Botha's speech is full of the key code words that indicate white control will be maintained through some form of loose federal system. While blacks will have an increasing say in their "own" (i.e., local) affairs, whites will retain ultimate control over "general" (i.e., national) affairs.
The word communities rather than individuals occurs time and again in government rhetoric. Power is to be shared between communities, without one group dominating the other. The concept that South Africa is a nation of "minorities," the same idea that underpinned apartheid and the tribally based homelands, is as much a part of government philosophy as it ever was--meaning there is not and can never be a black majority in power.
Reaction has been building. Thursday, Botha publicly reprimanded his foreign minister, Roelof F. (Pik) Botha, for having remarked that a black might one day become president of South Africa. White reformers remained dissatisfied, and on Friday opposition leader Frederik van Zyl Slabbert resigned from parliament.

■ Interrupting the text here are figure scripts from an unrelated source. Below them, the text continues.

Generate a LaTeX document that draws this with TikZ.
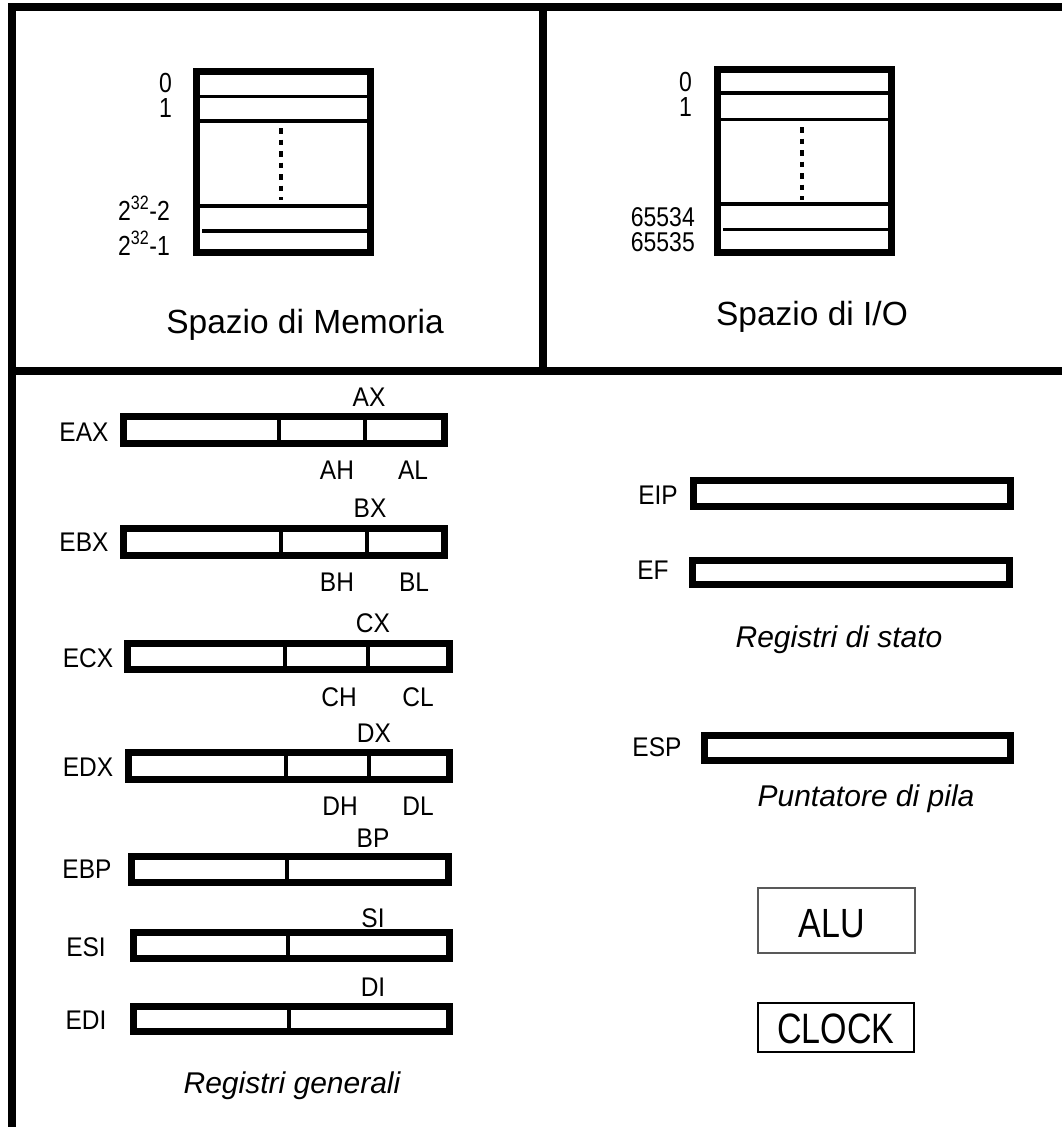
\documentclass[tikz,border=0pt]{standalone}
\usepackage{fontspec}
\setmainfont{Liberation Sans}
\usepackage{graphicx}
\newcommand{\vstr}[2]{\scalebox{1}[#1]{#2}}
\newcommand{\rl}[1]{\scalebox{1}[1.1]{#1}}
\begin{document}
\begin{tikzpicture}[x=1pt,y=-1pt,
  frame/.style={line width=8pt},
  box/.style={line width=7pt},
  cell/.style={line width=3.5pt},
  dotline/.style={line width=4pt,dash pattern=on 5.5pt off 6pt},
  divider/.style={line width=3.5pt},
  lbl/.style={inner sep=0pt,anchor=base,font=\fontsize{24.5}{28}\selectfont},
  addr/.style={inner sep=0pt,anchor=base east,font=\fontsize{23}{26}\selectfont},
  caption/.style={inner sep=0pt,anchor=base,font=\fontsize{30}{34}\selectfont\itshape},
  title/.style={inner sep=0pt,anchor=base,font=\fontsize{33.5}{38}\selectfont},
  unit/.style={inner sep=0pt,anchor=base,font=\fontsize{34}{38}\selectfont}
]
\useasboundingbox (0,0) rectangle (1062,1127);
% outer frame
\draw[frame,line join=miter] (1062,7) -- (12,7) -- (12,1127);
\draw[frame] (12,371) -- (1062,371);
\draw[frame] (543,7) -- (543,371);

% memory space
\draw[box] (196.5,71.5) rectangle (370.5,252.5);
\draw[cell] (196.5,96.5) -- (370.5,96.5);
\draw[cell] (196.5,121) -- (370.5,121);
\draw[cell] (196.5,206) -- (370.5,206);
\draw[cell] (202,231) -- (370.5,231);
\draw[dotline] (280.5,128) -- (280.5,200);
\node[addr] (m0) at (172,92) {\vstr{1.2}{0}};
\node[addr] (m1) at (172,117) {\vstr{1.2}{1}};
\node[addr] (m2) at (170,220) {\vstr{1.2}{2\textsuperscript{32}-2}};
\node[addr] (m3) at (170,255) {\vstr{1.2}{2\textsuperscript{32}-1}};
\node[title] (memt) at (305,333) {Spazio di Memoria};

% I/O space
\draw[box] (717.5,69.5) rectangle (891.5,252.5);
\draw[cell] (717.5,93) -- (891.5,93);
\draw[cell] (717.5,119.5) -- (891.5,119.5);
\draw[cell] (717.5,204) -- (891.5,204);
\draw[cell] (723,229.5) -- (891.5,229.5);
\draw[dotline] (801.5,127) -- (801.5,200);
\node[addr] (i0) at (692,91) {\vstr{1.2}{0}};
\node[addr] (i1) at (692,116) {\vstr{1.2}{1}};
\node[addr] (i2) at (695,226) {\vstr{1.18}{65534}};
\node[addr] (i3) at (695,251) {\vstr{1.18}{65535}};
\node[title] (iot) at (812,325) {Spazio di I/O};

% general registers
\draw[box] (123.5,416.5) rectangle (444.5,443.5);
\draw[divider] (279,416.5) -- (279,443.5);
\draw[divider] (365,416.5) -- (365,443.5);
\node[lbl] (eax) at (84,441) {\rl{EAX}};
\node[lbl] (ax) at (369,406) {\rl{AX}};
\node[lbl] (ah) at (337,479) {\rl{AH}};
\node[lbl] (al) at (413,479) {\rl{AL}};

\draw[box] (123.5,528.5) rectangle (444.5,555.5);
\draw[divider] (281,528.5) -- (281,555.5);
\draw[divider] (367,528.5) -- (367,555.5);
\node[lbl] (ebx) at (84,551) {\rl{EBX}};
\node[lbl] (bx) at (370,517) {\rl{BX}};
\node[lbl] (bh) at (337,591) {\rl{BH}};
\node[lbl] (bl) at (414,591) {\rl{BL}};

\draw[box] (127.5,643.5) rectangle (449.5,669.5);
\draw[divider] (285,643.5) -- (285,669.5);
\draw[divider] (368,643.5) -- (368,669.5);
\node[lbl] (ecx) at (88,667) {\rl{ECX}};
\node[lbl] (cx) at (373,632) {\rl{CX}};
\node[lbl] (ch) at (339,706) {\rl{CH}};
\node[lbl] (cl) at (418,706) {\rl{CL}};

\draw[box] (128.5,752.5) rectangle (449.5,779.5);
\draw[divider] (286,752.5) -- (286,779.5);
\draw[divider] (369,752.5) -- (369,779.5);
\node[lbl] (edx) at (88,776) {\rl{EDX}};
\node[lbl] (dx) at (374,742) {\rl{DX}};
\node[lbl] (dh) at (340,815) {\rl{DH}};
\node[lbl] (dl) at (418,815) {\rl{DL}};

\draw[box] (131.5,856.5) rectangle (448.5,882.5);
\draw[divider] (287,856.5) -- (287,882.5);
\node[lbl] (ebp) at (87,878) {\rl{EBP}};
\node[lbl] (bp) at (373,847) {\rl{BP}};

\draw[box] (133.5,932.5) rectangle (449.5,958.5);
\draw[divider] (288,932.5) -- (288,958.5);
\node[lbl] (esi) at (86,956) {\rl{ESI}};
\node[lbl] (si) at (373,927) {\rl{SI}};

\draw[box] (133.5,1006.5) rectangle (449.5,1031.5);
\draw[divider] (289,1006.5) -- (289,1031.5);
\node[lbl] (edi) at (86,1029) {\rl{EDI}};
\node[lbl] (di) at (373,996) {\rl{DI}};

\node[caption] (regg) at (292,1093) {Registri generali};

% status registers
\draw[box] (693.5,480.5) rectangle (1010.5,506.5);
\node[lbl] (eip) at (658,504) {\rl{EIP}};
\draw[box] (692.5,560.5) rectangle (1009.5,584.5);
\node[lbl] (ef) at (653,579) {\rl{EF}};
\node[caption] (regs) at (839,647) {Registri di stato};

\draw[box] (704.5,735.5) rectangle (1010.5,760.5);
\node[lbl] (esp) at (657,756) {\rl{ESP}};
\node[caption] (punt) at (866,806) {Puntatore di pila};

% ALU and CLOCK
\node[draw=black!65,line width=1.5pt,minimum width=157pt,minimum height=65pt,inner sep=0pt] (alubox) at (836.5,920.5) {};
\node[unit] (alu) at (832,937) {\vstr{1.2}{ALU}};
\node[draw=black,line width=2.5pt,minimum width=156pt,minimum height=49pt,inner sep=0pt] (clkbox) at (836,1027.5) {};
\node[unit] (clk) at (836,1043) {\vstr{1.25}{CLOCK}};
\end{tikzpicture}
\end{document}
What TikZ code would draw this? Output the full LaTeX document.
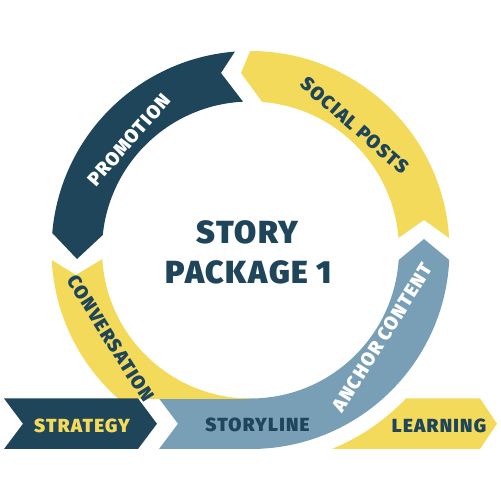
\documentclass[tikz,border=0pt]{standalone}
\usepackage{fontspec}
\usetikzlibrary{calc}
\newfontfamily\hv{Fira Sans Black}[LetterSpace=5]
\newfontfamily\hvs{Fira Sans Black}[LetterSpace=6.5]
\definecolor{navy}{HTML}{1F455B}
\definecolor{gold}{HTML}{F3DA5A}
\definecolor{slate}{HTML}{789FB5}
\tikzset{
  big/.style={font=\hv\fontsize{18.2}{20}\selectfont, text=navy, inner sep=0pt},
  lbl/.style={font=\hvs\fontsize{10.8}{12}\selectfont, inner sep=0pt},
}
\begin{document}
\begin{tikzpicture}[x=0.02cm,y=0.02cm]
\useasboundingbox (0,0) rectangle (500,500);
\coordinate (C) at (250.5,250);
% promotion
\fill[navy] ($(C)+(175.1:199)$) arc[start angle=175.1, end angle=94.5, radius=199]
  -- (221,427) -- ($(C)+(92.9:148.5)$) arc[start angle=92.9, end angle=174.2, radius=148.5]
  -- (77,241) -- cycle;
% social posts
\fill[gold] ($(C)+(90.1:199)$) arc[start angle=90.1, end angle=3.44, radius=199]
  -- (424,280) -- ($(C)+(4.65:148.5)$) arc[start angle=4.65, end angle=85.5, radius=148.5]
  -- (241,427) -- cycle;
% anchor content + storyline
\fill[slate] ($(C)+(-2.87:199)$) arc[start angle=-2.87, end angle=-90, radius=199]
  -- (159,51) -- (178,76.25) -- (159,101.5) -- ($(C)+(-90:148.5)$)
  arc[start angle=-90, end angle=-3.88, radius=148.5] -- (424,261) -- cycle;
% conversation
\begin{scope}
\clip (0,101.5) rectangle (500,500);
\fill[gold] ($(C)+(182.9:199)$) arc[start angle=182.9, end angle=270, radius=199]
  -- ($(C)+(-90:148.5)$) arc[start angle=270, end angle=183.5, radius=148.5]
  -- (76,225) -- cycle;
\end{scope}
% strategy
\fill[navy] (4,101.5) -- (138,101.5) -- (157,76.25) -- (138,51) -- (4,51) -- (23,76.25) -- cycle;
% learning
\fill[gold] ($(C)+(-67.75:215)$) arc[start angle=-67.75, end angle=-43.68, radius=215]
  -- (480,101.5) -- (497,76.25) -- (480,51) -- cycle;
% texts
\node[big] (story) at (247.5,268) {STORY};
\node[big] (pack) at (249,228) {PACKAGE 1};
\node[lbl, text=gold] (strat) at (82,74.5) {STRATEGY};
\node[lbl, text=navy] (line) at (257.5,75) {STORYLINE};
\node[lbl, text=navy] (learn) at (439,74.5) {LEARNING};
\node[lbl, text=white, rotate=48.7] (promo) at (129,360) {PROMOTION};
\node[lbl, text=navy, rotate=-41.1] (social) at (355,374.5) {SOCIAL POSTS};
\node[lbl, text=navy, rotate=-57.7] (conv) at (110.5,161.5) {CONVERSATION};
\node[lbl, text=white, rotate=57.8] (anchor) at (382.5,162.5) {ANCHOR CONTENT};
\end{tikzpicture}
\end{document}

Zulu leader Chief Mangosuthu Gatsha Buthelezi once flatly rejected the government's attempt to participate in a joint consultative body. But now he has been saying that he would have no problem with the new council if there were a flexible agenda--leaving himself a loophole for a quick escape. Buthelezi has become increasingly isolated from the ANC and other black nationalist movements and seems keen to find a way of consolidating his power by creating some form of federal entity between his fragmented, impoverished Kwazulu homeland and neighboring Natal Province. The government, for its part, seems eager to drive a broader wedge between its black opponents by wooing Buthelezi.